■ Aim of the exercise ■
Could the lines from the start of the data through the line with "44.6, 44.1, 44.0];" be set down exactly, with no pictures among them?

-- start Given information --

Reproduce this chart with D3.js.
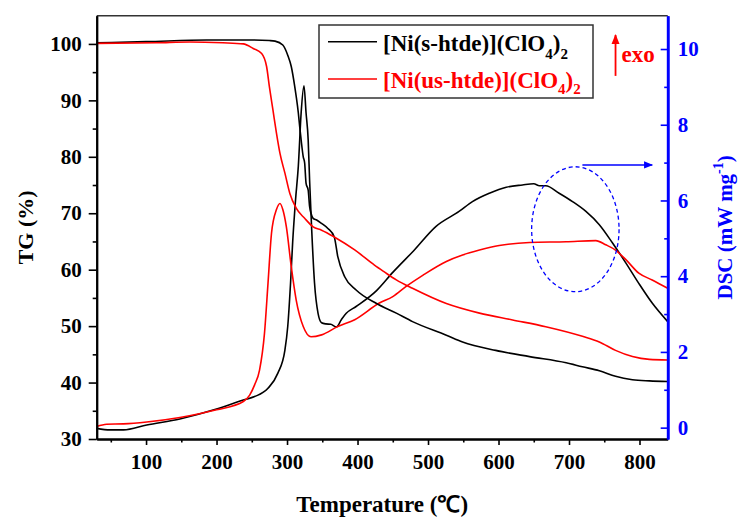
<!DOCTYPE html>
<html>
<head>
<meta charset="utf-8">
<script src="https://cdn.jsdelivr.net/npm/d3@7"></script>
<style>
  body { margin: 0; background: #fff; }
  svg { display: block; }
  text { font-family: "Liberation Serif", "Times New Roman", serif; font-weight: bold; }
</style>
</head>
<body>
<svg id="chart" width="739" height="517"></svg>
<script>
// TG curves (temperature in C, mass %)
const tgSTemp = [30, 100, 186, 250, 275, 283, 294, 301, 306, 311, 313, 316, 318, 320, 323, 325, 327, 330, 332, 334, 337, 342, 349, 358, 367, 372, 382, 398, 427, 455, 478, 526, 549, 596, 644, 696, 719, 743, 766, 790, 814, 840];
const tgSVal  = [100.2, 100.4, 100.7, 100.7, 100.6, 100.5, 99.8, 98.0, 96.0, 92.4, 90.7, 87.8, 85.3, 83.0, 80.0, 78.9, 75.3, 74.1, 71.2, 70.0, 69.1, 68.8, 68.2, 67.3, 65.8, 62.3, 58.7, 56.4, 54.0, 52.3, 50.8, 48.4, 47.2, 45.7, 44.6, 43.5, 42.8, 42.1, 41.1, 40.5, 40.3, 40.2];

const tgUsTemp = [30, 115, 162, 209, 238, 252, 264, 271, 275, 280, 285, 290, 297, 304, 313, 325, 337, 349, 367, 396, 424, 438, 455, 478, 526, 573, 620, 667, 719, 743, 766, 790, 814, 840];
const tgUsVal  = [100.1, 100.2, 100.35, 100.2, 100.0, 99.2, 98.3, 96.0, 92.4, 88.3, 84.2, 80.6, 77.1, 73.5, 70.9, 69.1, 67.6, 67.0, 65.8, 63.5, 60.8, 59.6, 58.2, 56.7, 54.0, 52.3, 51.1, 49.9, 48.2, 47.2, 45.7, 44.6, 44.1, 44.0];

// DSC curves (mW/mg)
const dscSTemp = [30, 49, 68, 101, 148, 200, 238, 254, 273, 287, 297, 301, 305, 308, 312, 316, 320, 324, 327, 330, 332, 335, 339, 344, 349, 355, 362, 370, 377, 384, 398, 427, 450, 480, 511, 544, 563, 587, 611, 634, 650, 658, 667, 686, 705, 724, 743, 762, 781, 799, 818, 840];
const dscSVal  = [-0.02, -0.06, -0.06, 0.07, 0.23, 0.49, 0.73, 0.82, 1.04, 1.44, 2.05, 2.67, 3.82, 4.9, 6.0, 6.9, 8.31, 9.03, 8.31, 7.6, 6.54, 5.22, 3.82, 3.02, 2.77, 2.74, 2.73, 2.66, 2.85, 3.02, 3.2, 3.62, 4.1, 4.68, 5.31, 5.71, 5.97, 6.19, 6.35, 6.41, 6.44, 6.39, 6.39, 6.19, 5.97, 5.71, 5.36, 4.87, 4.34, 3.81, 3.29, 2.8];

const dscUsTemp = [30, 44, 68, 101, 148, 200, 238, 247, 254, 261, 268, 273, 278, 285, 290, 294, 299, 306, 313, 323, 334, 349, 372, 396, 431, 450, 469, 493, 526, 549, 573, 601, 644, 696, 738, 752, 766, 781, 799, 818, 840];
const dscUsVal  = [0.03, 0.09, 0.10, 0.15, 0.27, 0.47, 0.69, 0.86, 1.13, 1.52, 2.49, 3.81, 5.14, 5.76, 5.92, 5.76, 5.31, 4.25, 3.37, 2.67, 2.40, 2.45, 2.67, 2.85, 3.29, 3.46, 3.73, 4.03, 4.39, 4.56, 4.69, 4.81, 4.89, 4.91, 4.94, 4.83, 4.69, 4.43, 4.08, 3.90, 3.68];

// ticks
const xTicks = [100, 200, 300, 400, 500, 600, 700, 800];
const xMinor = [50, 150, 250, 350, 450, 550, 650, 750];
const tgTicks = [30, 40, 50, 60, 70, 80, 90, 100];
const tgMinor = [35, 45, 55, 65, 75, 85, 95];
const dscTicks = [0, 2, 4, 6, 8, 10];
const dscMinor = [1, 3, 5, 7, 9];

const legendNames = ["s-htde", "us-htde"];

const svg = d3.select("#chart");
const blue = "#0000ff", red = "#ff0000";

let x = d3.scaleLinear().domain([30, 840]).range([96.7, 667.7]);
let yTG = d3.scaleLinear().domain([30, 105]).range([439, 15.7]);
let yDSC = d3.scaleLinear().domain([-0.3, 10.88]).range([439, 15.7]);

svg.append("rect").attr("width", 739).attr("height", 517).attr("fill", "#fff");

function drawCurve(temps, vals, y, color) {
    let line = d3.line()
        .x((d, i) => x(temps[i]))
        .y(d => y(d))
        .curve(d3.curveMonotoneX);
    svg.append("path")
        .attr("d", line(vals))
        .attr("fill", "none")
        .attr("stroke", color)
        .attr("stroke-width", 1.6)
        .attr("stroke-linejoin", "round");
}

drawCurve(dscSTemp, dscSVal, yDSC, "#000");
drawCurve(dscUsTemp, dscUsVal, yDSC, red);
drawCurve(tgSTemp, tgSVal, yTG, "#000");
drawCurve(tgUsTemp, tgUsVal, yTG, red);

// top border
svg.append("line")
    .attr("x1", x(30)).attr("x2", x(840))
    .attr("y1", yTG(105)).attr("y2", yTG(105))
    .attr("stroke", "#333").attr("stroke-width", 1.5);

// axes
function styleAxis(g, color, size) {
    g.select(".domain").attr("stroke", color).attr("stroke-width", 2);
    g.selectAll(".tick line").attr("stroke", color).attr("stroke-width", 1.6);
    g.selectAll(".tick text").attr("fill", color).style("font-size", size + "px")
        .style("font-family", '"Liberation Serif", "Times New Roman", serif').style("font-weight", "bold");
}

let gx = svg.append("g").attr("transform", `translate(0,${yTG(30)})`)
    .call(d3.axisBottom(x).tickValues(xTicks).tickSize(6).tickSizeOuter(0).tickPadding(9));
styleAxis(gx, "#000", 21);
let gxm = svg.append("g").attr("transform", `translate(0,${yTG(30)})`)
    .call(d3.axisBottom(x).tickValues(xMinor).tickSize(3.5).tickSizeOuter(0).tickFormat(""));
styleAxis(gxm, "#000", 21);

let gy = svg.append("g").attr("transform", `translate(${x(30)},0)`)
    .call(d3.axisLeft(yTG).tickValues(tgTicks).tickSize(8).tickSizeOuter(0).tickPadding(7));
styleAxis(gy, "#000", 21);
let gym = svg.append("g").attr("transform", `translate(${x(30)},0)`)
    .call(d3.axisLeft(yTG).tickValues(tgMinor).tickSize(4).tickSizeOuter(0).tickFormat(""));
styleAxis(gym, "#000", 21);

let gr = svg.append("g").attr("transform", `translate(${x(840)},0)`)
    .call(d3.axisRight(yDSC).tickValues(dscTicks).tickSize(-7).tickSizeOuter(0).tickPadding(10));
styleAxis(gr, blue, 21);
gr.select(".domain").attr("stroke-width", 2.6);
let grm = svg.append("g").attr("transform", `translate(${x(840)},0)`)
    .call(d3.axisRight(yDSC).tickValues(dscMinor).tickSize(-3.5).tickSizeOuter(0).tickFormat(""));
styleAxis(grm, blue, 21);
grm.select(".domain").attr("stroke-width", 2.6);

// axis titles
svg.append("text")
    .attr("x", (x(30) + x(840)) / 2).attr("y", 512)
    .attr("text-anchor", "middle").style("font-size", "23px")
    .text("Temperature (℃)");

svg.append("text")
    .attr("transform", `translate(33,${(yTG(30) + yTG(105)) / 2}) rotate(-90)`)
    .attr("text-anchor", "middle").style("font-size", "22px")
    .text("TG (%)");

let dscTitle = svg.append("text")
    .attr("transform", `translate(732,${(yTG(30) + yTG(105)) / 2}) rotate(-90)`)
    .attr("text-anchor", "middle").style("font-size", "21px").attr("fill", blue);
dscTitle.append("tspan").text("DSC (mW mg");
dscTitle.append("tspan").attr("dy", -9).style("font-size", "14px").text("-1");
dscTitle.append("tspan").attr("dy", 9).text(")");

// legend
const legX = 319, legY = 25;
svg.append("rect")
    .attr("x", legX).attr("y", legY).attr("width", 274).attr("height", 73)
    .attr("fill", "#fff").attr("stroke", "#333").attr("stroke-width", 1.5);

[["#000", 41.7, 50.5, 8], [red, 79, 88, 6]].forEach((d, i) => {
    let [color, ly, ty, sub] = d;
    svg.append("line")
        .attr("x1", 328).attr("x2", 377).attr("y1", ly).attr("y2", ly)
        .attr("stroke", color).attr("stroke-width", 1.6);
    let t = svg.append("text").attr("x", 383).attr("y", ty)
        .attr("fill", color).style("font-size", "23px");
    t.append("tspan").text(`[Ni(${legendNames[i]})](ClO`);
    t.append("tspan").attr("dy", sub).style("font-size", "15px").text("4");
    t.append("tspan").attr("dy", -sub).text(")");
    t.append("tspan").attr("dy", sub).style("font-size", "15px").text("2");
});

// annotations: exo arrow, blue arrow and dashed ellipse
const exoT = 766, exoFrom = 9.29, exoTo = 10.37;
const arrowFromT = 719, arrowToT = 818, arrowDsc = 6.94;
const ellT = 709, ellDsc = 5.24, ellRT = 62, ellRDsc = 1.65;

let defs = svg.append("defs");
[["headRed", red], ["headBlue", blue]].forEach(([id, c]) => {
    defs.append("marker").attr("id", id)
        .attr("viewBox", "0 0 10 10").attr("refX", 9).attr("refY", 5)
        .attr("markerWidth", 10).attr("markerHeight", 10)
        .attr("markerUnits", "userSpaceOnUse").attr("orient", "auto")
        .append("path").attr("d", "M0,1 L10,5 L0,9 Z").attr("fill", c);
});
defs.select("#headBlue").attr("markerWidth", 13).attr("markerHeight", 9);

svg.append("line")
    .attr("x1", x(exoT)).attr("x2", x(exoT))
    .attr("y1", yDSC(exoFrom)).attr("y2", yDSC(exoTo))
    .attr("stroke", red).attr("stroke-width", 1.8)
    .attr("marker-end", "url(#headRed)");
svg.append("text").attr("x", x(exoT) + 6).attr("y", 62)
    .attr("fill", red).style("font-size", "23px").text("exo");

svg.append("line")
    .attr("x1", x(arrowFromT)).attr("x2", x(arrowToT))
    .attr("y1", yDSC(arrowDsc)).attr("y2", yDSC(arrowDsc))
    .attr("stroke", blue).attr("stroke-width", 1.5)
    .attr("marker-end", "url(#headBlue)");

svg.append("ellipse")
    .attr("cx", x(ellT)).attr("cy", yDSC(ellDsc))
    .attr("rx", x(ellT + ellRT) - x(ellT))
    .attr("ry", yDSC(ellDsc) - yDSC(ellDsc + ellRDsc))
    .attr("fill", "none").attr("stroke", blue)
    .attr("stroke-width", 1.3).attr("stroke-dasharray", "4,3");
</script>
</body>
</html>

-- end Given information --

■ Finished task ■
Reproduce this chart with D3.js.
<!DOCTYPE html>
<html>
<head>
<meta charset="utf-8">
<script src="https://cdn.jsdelivr.net/npm/d3@7"></script>
<style>
  body { margin: 0; background: #fff; }
  svg { display: block; }
  text { font-family: "Liberation Serif", "Times New Roman", serif; font-weight: bold; }
</style>
</head>
<body>
<svg id="chart" width="739" height="517"></svg>
<script>
// TG curves (temperature in C, mass %)
const tgSTemp = [30, 100, 186, 250, 275, 283, 294, 301, 306, 311, 313, 316, 318, 320, 323, 325, 327, 330, 332, 334, 337, 342, 349, 358, 367, 372, 382, 398, 427, 455, 478, 526, 549, 596, 644, 696, 719, 743, 766, 790, 814, 840];
const tgSVal  = [100.2, 100.4, 100.7, 100.7, 100.6, 100.5, 99.8, 98.0, 96.0, 92.4, 90.7, 87.8, 85.3, 83.0, 80.0, 78.9, 75.3, 74.1, 71.2, 70.0, 69.1, 68.8, 68.2, 67.3, 65.8, 62.3, 58.7, 56.4, 54.0, 52.3, 50.8, 48.4, 47.2, 45.7, 44.6, 43.5, 42.8, 42.1, 41.1, 40.5, 40.3, 40.2];

const tgUsTemp = [30, 115, 162, 209, 238, 252, 264, 271, 275, 280, 285, 290, 297, 304, 313, 325, 337, 349, 367, 396, 424, 438, 455, 478, 526, 573, 620, 667, 719, 743, 766, 790, 814, 840];
const tgUsVal  = [100.1, 100.2, 100.35, 100.2, 100.0, 99.2, 98.3, 96.0, 92.4, 88.3, 84.2, 80.6, 77.1, 73.5, 70.9, 69.1, 67.6, 67.0, 65.8, 63.5, 60.8, 59.6, 58.2, 56.7, 54.0, 52.3, 51.1, 49.9, 48.2, 47.2, 45.7, 44.6, 44.1, 44.0];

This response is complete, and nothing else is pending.